By Susan Heath
While we are all enjoying the holiday season, our birds will continue their regular routine of finding food and water each day and shelter each night. We can help them out in a number of ways starting with keeping our feeders clean and full. Bird feeders can be a source of disease if they aren’t kept clean so make sure you take them down and clean them every couple of months. The birds will certainly appreciate you keeping them full when it’s cold outside!
In addition to seed, you can provide suet, which is a high-energy mix that can be homemade or store-bought. I make mine at home and the birds absolutely love it. Mix the following in a large bowl: 2 cups cornmeal, 2 cups quick oats, 1 cup flour, 1 ½ cups lard melted in microwave, and 1 cup chunky peanut butter. Stir until mixed well and spread the mixture out in a couple of bread pans to ½ inch thickness. Refrigerate until hard and then cut to a size that will fit in a suet basket. You can buy suet baskets locally at Tractor Supply, Lowe’s or Home Depot. Hang it in your yard and watch the action!
Another thing you can do to help the birds this holiday season is to keep your yard bird-friendly. Birds need water, of course, and you can put in a bird bath or water dripper for them. The Blue Jays love to bathe in our bird bath and sometimes they line up waiting their turn, which is very fun to watch. They really go at it when they get in the water, too.
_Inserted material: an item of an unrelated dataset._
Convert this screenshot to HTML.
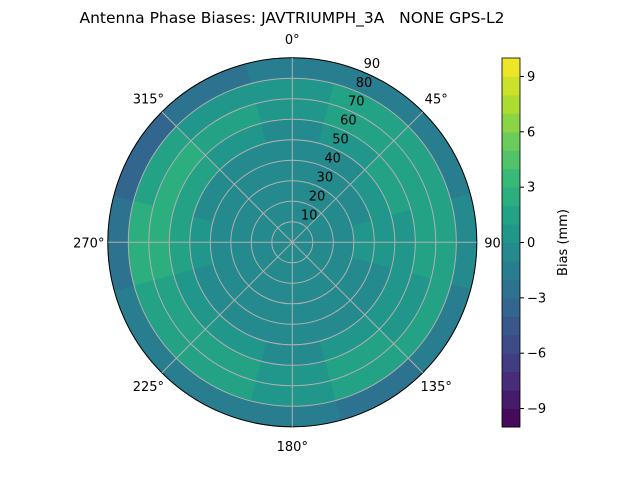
<!DOCTYPE html>
<html><head><meta charset="utf-8"><style>
body{margin:0;background:#fff;width:640px;height:480px;overflow:hidden;font-family:"Liberation Sans","DejaVu Sans",sans-serif}
svg text{font-family:"DejaVu Sans","Liberation Sans",sans-serif}
</style></head><body>
<svg id="chart" width="640" height="480" xmlns="http://www.w3.org/2000/svg">
<text x="292" y="23" font-size="15.5" text-anchor="middle">Antenna Phase Biases: JAVTRIUMPH_3A&#160;&#160;&#160;NONE GPS-L2</text>
<g id="cells"></g>
<g id="grid"></g>
<g id="cbar"></g>
</svg>
<script>
const azimuths=[0,30,60,90,120,150,180,210,240,270,300,330];
const radialBins=[0,10,20,30,40,50,60,70,80,90];
const biasRows=[
[-0.5,-0.5,-0.5,-0.5,-0.5,-0.5,-0.5,-0.5,-0.5,-0.5,-0.5,-0.5],
[-0.5,-0.5,-0.5,-0.5,-0.5,-0.5,-0.5,-0.5,-0.5,-0.5,-0.5,-0.5],
[-0.5,-0.5,-0.5,-0.5,-0.5,-0.5,-0.5,-0.5,-0.5,-0.5,-0.5,-0.5],
[-0.5,-0.5,-0.5,0.5,-0.5,-0.5,-0.5,-0.5,-0.5,-0.5,-0.5,-0.5],
[-0.5,-0.5,0.5,0.5,-0.5,-0.5,-0.5,-0.5,-0.5,0.5,-0.5,-0.5],
[-0.5,0.5,1.5,0.5,0.5,0.5,-0.5,0.5,0.5,1.5,1.5,0.5],
[0.5,1.5,1.5,1.5,0.5,1.5,0.5,1.5,1.5,2.5,2.5,1.5],
[0.5,1.5,1.5,1.5,1.5,1.5,0.5,1.5,1.5,2.5,1.5,0.5],
[-1.5,-1.5,-1.5,-0.5,-1.5,-2.5,-1.5,-1.5,-1.5,-2.5,-3.5,-2.5]];
const cbarTicks=[-9,-6,-3,0,3,6,9];
const cbarMin=-10,cbarMax=10;
const ringLabels=[10,20,30,40,50,60,70,80,90];
const angleLabels=[0,45,90,135,180,225,270,315];

const NS="http://www.w3.org/2000/svg";
const CX=292.3,CY=242.3,R=184.5,RMAX=90;
const vir=[[68,1,84],[72,40,120],[62,74,137],[49,104,142],[38,130,142],[31,158,137],[53,183,121],[109,205,89],[180,222,44],[253,231,37]];
function viridis(t){t=Math.max(0,Math.min(1,t));const s=t*(vir.length-1);const i=Math.min(vir.length-2,Math.floor(s));const f=s-i;const a=vir[i],b=vir[i+1];return `rgb(${a.map((v,k)=>Math.round(v+(b[k]-v)*f)).join(',')})`;}
function colorFor(v){const lv=Math.floor(v)+0.5;return viridis((lv-cbarMin)/(cbarMax-cbarMin));}
function rScale(r){return r/RMAX*R;}
function pt(az,r){const a=az*Math.PI/180;return [CX+rScale(r)*Math.sin(a),CY-rScale(r)*Math.cos(a)];}
function mk(tag,attrs,parent){const e=document.createElementNS(NS,tag);for(const k in attrs)e.setAttribute(k,attrs[k]);parent.appendChild(e);return e;}
const cells=document.getElementById('cells');
biasRows.forEach((row,ri)=>{row.forEach((v,ai)=>{
 const a0=azimuths[ai]-15.2,a1=azimuths[ai]+15.2,r0=radialBins[ri],r1=radialBins[ri+1];
 const p1=pt(a0,r0),p2=pt(a0,r1),p3=pt(a1,r1),p4=pt(a1,r0);
 const R1=rScale(r1),R0=rScale(r0);
 const d=`M${p1}L${p2}A${R1},${R1} 0 0 1 ${p3}L${p4}`+(r0>0?`A${R0},${R0} 0 0 0 ${p1}Z`:'Z');
 const e=mk('path',{d:d,fill:colorFor(v),stroke:colorFor(v),'stroke-width':0.6},cells);
 
 
});});
const grid=document.getElementById('grid');
ringLabels.forEach(r=>{
 const c=mk('circle',{cx:CX,cy:CY,r:rScale(r),fill:'none',stroke:r===90?'#000':'#b0b0b0','stroke-width':1},grid);
 
 
 const p=pt(22.5,r);
 const t=mk('text',{x:p[0]+9,y:p[1]-4,'font-size':13,'text-anchor':'middle'},grid);t.textContent=r;
 
 
});
angleLabels.forEach(a=>{
 const p=pt(a,90);
 const l=mk('line',{x1:CX,y1:CY,x2:p[0],y2:p[1],stroke:'#b0b0b0','stroke-width':1},grid);
 
 
 const rad=a*Math.PI/180;
 const x=CX+(R+19)*Math.sin(rad),y=CY-(R+19)*Math.cos(rad)+5;
 const t=mk('text',{x:x,y:y,'font-size':13,'text-anchor':'middle'},grid);t.textContent=a+'°';
 
 
});
const cb=document.getElementById('cbar');
const BX=502,BY=58,BW=18,BH=369;
function cy(v){return BY+BH*(cbarMax-v)/(cbarMax-cbarMin);}
for(let v=cbarMin;v<cbarMax;v++){
 const r=mk('rect',{x:BX,y:cy(v+1),width:BW,height:cy(v)-cy(v+1)+0.5,fill:colorFor(v)},cb);
 
 
}
mk('rect',{x:BX,y:BY,width:BW,height:BH,fill:'none',stroke:'#000','stroke-width':0.8},cb);
cbarTicks.forEach(v=>{
 mk('line',{x1:BX+BW,x2:BX+BW+4,y1:cy(v),y2:cy(v),stroke:'#000'},cb);
 const t=mk('text',{x:BX+BW+7,y:cy(v)+4.5,'font-size':13},cb);t.textContent=(v<0?'\u2212'+(-v):v);
 
 
});
const lab=mk('text',{x:0,y:0,'font-size':13,'text-anchor':'middle',transform:`translate(567,${BY+BH/2}) rotate(-90)`},cb);
lab.textContent='Bias (mm)';


</script>
</body></html>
You can provide a lot of natural food by planting native plants and removing exotic ones. Native plants provide more food resources in the form of berries, nuts, and seeds but they also host more insects than exotic ones because our native fauna are not adapted to live on exotic plant varieties. Gulf Coast Bird Observatory has thousands of native plants for sale at the Native Plant Nursery that are specifically cultivated to benefit birds.
Birds also need a safe place to roost each night, and contrary to popular belief they do not roost in a nest. Some birds will roost in a nest box but most of them roost in a sheltered area of thick vegetation. Providing native plants can help out with this too but you can also make a brush pile with branches that have fallen or that you’ve trimmed. This will provide a safe place to roost at night and also to hide in during the day if a predator is around.
One final thing you can do for our birds is to keep your cats indoors. Research has demonstrated that even well-fed cats will hunt and kill birds, small reptiles, and amphibians. Kitty just can’t help himself, and our birds suffer for it. Cats are actually healthier if kept inside and they won’t get run over by a car. PetSmart and Petco have living greens for cats that you can keep inside, so your kitty can still have something green to munch on without going outside and putting our birds at risk. So let’s all get together and do something good for the birds this Christmas!